日本オリンピック委員会(JOC)は19日、トップアスリートの就職支援ナビゲーション「アスナビ」の支援説明会を東京都内で行いました。
11回目となった今回は、夏季競技4選手と冬季競技2選手、計6選手が参加し、東京ニュービジネス協議会(NBC)の会員17企業28名に対して就職支援を求めました。
■メダリスト2名が駆けつけ応援スピーチ
第一部では、まずNBCグローバル人財委員会の高橋ゆき委員長が登壇。2011年にNBCで開催された説明会に参加した斯波正樹選手(スノーボード)が、アスナビを通じてネミー株式会社に先週13日に入社したことを報告し、さらなる選手の雇用を呼びかけました。
続いて、市原則之JOC専務理事が「皆様にプレゼンテーションを行う選手たちも緊張していると思いますが、採用をご検討いただければ幸いです」とあいさつしました。
3人目として、2008年北京オリンピックの陸上競技で銅メダルを獲得した朝原宣治JOCアスリート専門部会員が応援スピーチを行いました。朝原さんは企業に所属してオリンピックを目指し競技活動を続けた経験から、アスリートが企業に所属する意味や、引退後も社内の戦力として活躍できることを紹介。参加者に対して「参加している選手の目を見てください。ぜひ、彼らの素晴らしい人間性を見てください」と訴えました。さらにアルベールビル、リレハンメルと2大会連続でオリンピックの金メダルを獲得したスキーの荻原健司さんも急きょ参加してあいさつに立ち、アスリートの雇用に理解を求めました。
続いて、八田茂JOCキャリアアカデミー事業ディレクターが、アスナビにおける選手の採用事例などを紹介。この事業を通じて就職し、社業と競技活動を両立している選手たちの様子が発表され、第一部が終了しました。
第二部では「本音トークセッション!」と題し、選手によるプレゼンからスタート。6選手が緊張しながらも現状報告や、今後の目標などを伝えました。
■スキー/モーグル・上野修選手
「東日本大震災後に勤務していた福島県のホテルを退職しました。多くの支援をいただき、恩返しとしてオリンピックで活躍したいと考えています」
■リュージュ・金山英勢選手
「多くの国に遠征に行くことで対応力を身につけたほか、活動報告書なども自分で制作しました。ソチでは入賞、その次の平昌ではメダルを目標にがんばります」
■水泳/競泳・松原颯選手
「現在、大学4年生です。リオデジャネイロオリンピックに出場するために、一層の努力が必要です。そのためにもご支援をよろしくお願いいたします」
■レスリング・井上智裕選手
「2013年3月まで母校の高校で非常勤講師をしながら、レスリング部の指導を行いました。出勤日数が限られてしまいますが、オリンピックに出て会社に貢献したいと思います」
■フェンシング・森岡美帆選手
「大学2年からは代表に参加し、海外選手と日本人選手の体格の違いや技について実感しました。日本一、そしてオリンピックのメダルを目指しています」
■カヌー・大村朱澄選手
「ロンドンオリンピックに出場し、今も厳しいトレーニングに励んでいます。特殊な競技ではありますが、オリンピックの栄光を目指してがんばります」
■笑顔があふれた質問コーナー
プレゼン終了後、初めての試みとして6選手が、1人ずつNBCメンバーのテーブルに移動し、懇親会形式の質問コーナーが行われました。

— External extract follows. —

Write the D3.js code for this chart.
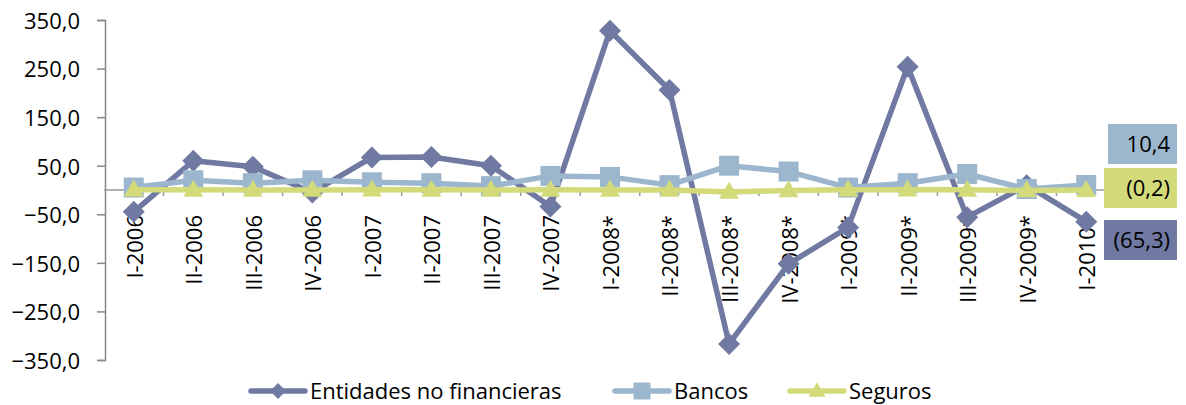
<!DOCTYPE html>
<html><head><meta charset="utf-8">
<script src="https://cdn.jsdelivr.net/npm/d3@7/dist/d3.min.js"></script>
<style>
body{margin:0;background:#fff;}
svg text{font-family:"Open Sans","Noto Sans",sans-serif;}
</style></head><body>
<svg id="c" width="1186" height="405"></svg>
<script>
const categories=["I-2006","II-2006","III-2006","IV-2006","I-2007","II-2007","III-2007","IV-2007","I-2008*","II-2008*","III-2008*","IV-2008*","I-2009*","II-2009*","III-2009*","IV-2009*","I-2010*"];
const entidades=[-45,60,48,-5,67,68,50,-34,328,206,-317,-152,-77,254,-56,10,-65.3];
const bancos=[5,20,14,20,16,14,8,29,27,10,50,38,5,14,33,2,10.4];
const seguros=[0.5,0.3,0.2,0.1,0.5,0.3,0.2,0.3,0.2,0.1,-4,-1,0.5,0.5,0.3,-1,-0.2];
const yTicks=[350,250,150,50,-50,-150,-250,-350];
const seriesNames=["Entidades no financieras","Bancos","Seguros"];
const colors=["#6F79A1","#9CB6CD","#D2DA7A"];
const series=[entidades,bancos,seguros];

function marker(k,s){
  const h=s/2;
  if(k===0) return `M0,${-h}L${h},0L0,${h}L${-h},0Z`;
  if(k===1) return `M${-h},${-h}H${h}V${h}H${-h}Z`;
  const t=s*0.85;
  return `M0,${-t*0.6}L${h},${t*0.4}L${-h},${t*0.4}Z`;
}

const svg=d3.select("#c");
const x=d3.scaleBand().domain(categories).range([104,1116]);
const y=d3.scaleLinear().domain([-350,350]).range([360,20]);
const fmt=v=>d3.format(".1f")(v).replace(".",",");
const cx=c=>x(c)+x.bandwidth()/2;

// y axis
const ya=svg.append("g").attr("transform","translate(105,0)")
  .call(d3.axisLeft(y).tickValues(yTicks).tickSize(8).tickFormat(fmt));
ya.select(".domain").attr("stroke","#888").attr("stroke-width",1.5);
ya.selectAll(".tick line").attr("stroke","#888").attr("stroke-width",1.5);
ya.selectAll(".tick text").attr("font-size",22).attr("fill","#000").attr("x",-25).attr("dy","0.38em");

// x axis line at zero
const x0=y(0);
svg.append("line").attr("x1",104).attr("x2",1116).attr("y1",x0).attr("y2",x0).attr("stroke","#999").attr("stroke-width",1.5);
const bounds=categories.map(c=>x(c)).concat([x(categories[categories.length-1])+x.bandwidth()]);
svg.append("g").selectAll("line").data(bounds.slice(1)).join("line")
  .attr("x1",d=>d).attr("x2",d=>d).attr("y1",x0).attr("y2",x0+6).attr("stroke","#999").attr("stroke-width",1.5);

// x labels
svg.append("g").selectAll("text").data(categories).join("text")
  .attr("transform",d=>`translate(${cx(d)+1},215) rotate(-90)`)
  .attr("text-anchor","end").attr("dy","0.36em").attr("font-size",22).attr("fill","#000").text(d=>d);

// lines
const line=d3.line().x((d,i)=>cx(categories[i])).y(d=>y(d));
series.forEach((s,k)=>{
  const g=svg.append("g");
  g.append("path").datum(s).attr("d",line).attr("fill","none").attr("stroke",colors[k]).attr("stroke-width",5.5).attr("stroke-linejoin","round");
  g.selectAll("path.m").data(s).join("path").attr("class","m")
    .attr("d",marker(k,k===0?22:20))
    .attr("transform",(d,i)=>`translate(${cx(categories[i])},${y(d)})`)
    .attr("fill",colors[k]);
});

// right value boxes
const lastFmt=v=>{const s=fmt(Math.abs(v));return v<0?`(${s})`:s;};
const boxes=[{v:bancos[16],c:colors[1],x:1108,y:124},{v:seguros[16],c:colors[2],x:1104,y:168},{v:entidades[16],c:colors[0],x:1104,y:220}];
boxes.forEach(b=>{
  svg.append("rect").attr("x",b.x).attr("y",b.y).attr("width",1177-b.x).attr("height",40).attr("fill",b.c);
  svg.append("text").attr("x",1176-6).attr("y",b.y+20).attr("dy","0.36em").attr("text-anchor","end").attr("font-size",22).attr("fill","#000").text(lastFmt(b.v));
});

// legend
const leg=[{x:251,tx:310},{x:615,tx:674},{x:790,tx:849}];
seriesNames.forEach((n,k)=>{
  const g=svg.append("g");
  const ly=391;
  g.append("line").attr("x1",leg[k].x).attr("x2",leg[k].x+54).attr("y1",ly).attr("y2",ly).attr("stroke",colors[k]).attr("stroke-width",5.5).attr("stroke-linecap","round");
  g.append("path").attr("d",marker(k,k===0?16:17)).attr("transform",`translate(${leg[k].x+27},${ly})`).attr("fill",colors[k]);
  g.append("text").attr("x",leg[k].tx).attr("y",ly).attr("dy","0.36em").attr("font-size",22).attr("fill","#000").text(n);
});
</script></body></html>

リュージュの金山選手が2012-13シーズンをまとめた動画やプロフィール紹介用の資料を使用したり、カヌーの大村選手が自らが掲載された雑誌のコピーやカヌーのパドルを見せたりするなど、自己PRに取り組む姿が見られました。また、競泳の松原選手が「プレゼンだけで伝えられない話ができて、和やかな雰囲気だったのでとても楽しい時間になりました」と振り返るなど、選手たちにとってリラックスした時間にもなったようです。
コーナー終了後、荒木田裕子JOC理事があいさつに立ち「ソチはすぐそこです。2016年のリオ、2018年の平昌、そして東京への招致活動が行われている2020年と、本日の参加企業の皆様が苦しい時も、笑顔の時も一緒になって選手と歩んで、ご協力をいただければ幸いです」と述べました。

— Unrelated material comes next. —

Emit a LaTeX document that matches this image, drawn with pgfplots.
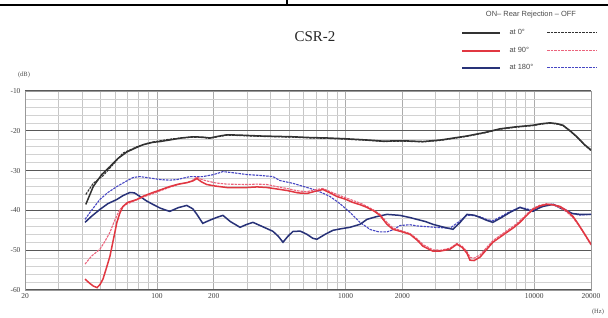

最後に西村剛敏NBC副会長が登壇。「選手の皆様もやりたいことに取り組み、夢に向かって全てをかけて努力されていると思います。ぜひ、就職という面でも妥協せずに、考えて夢を追いかけてもらいたいと思います」と説明会を締めくくりました。
JOCでは、今後も一人でも多くの選手と一社でも多くの企業が双方にとってプラスになる雇用関係を実現出来るよう、「アスナビ」を通じた就職支援を行っていきます。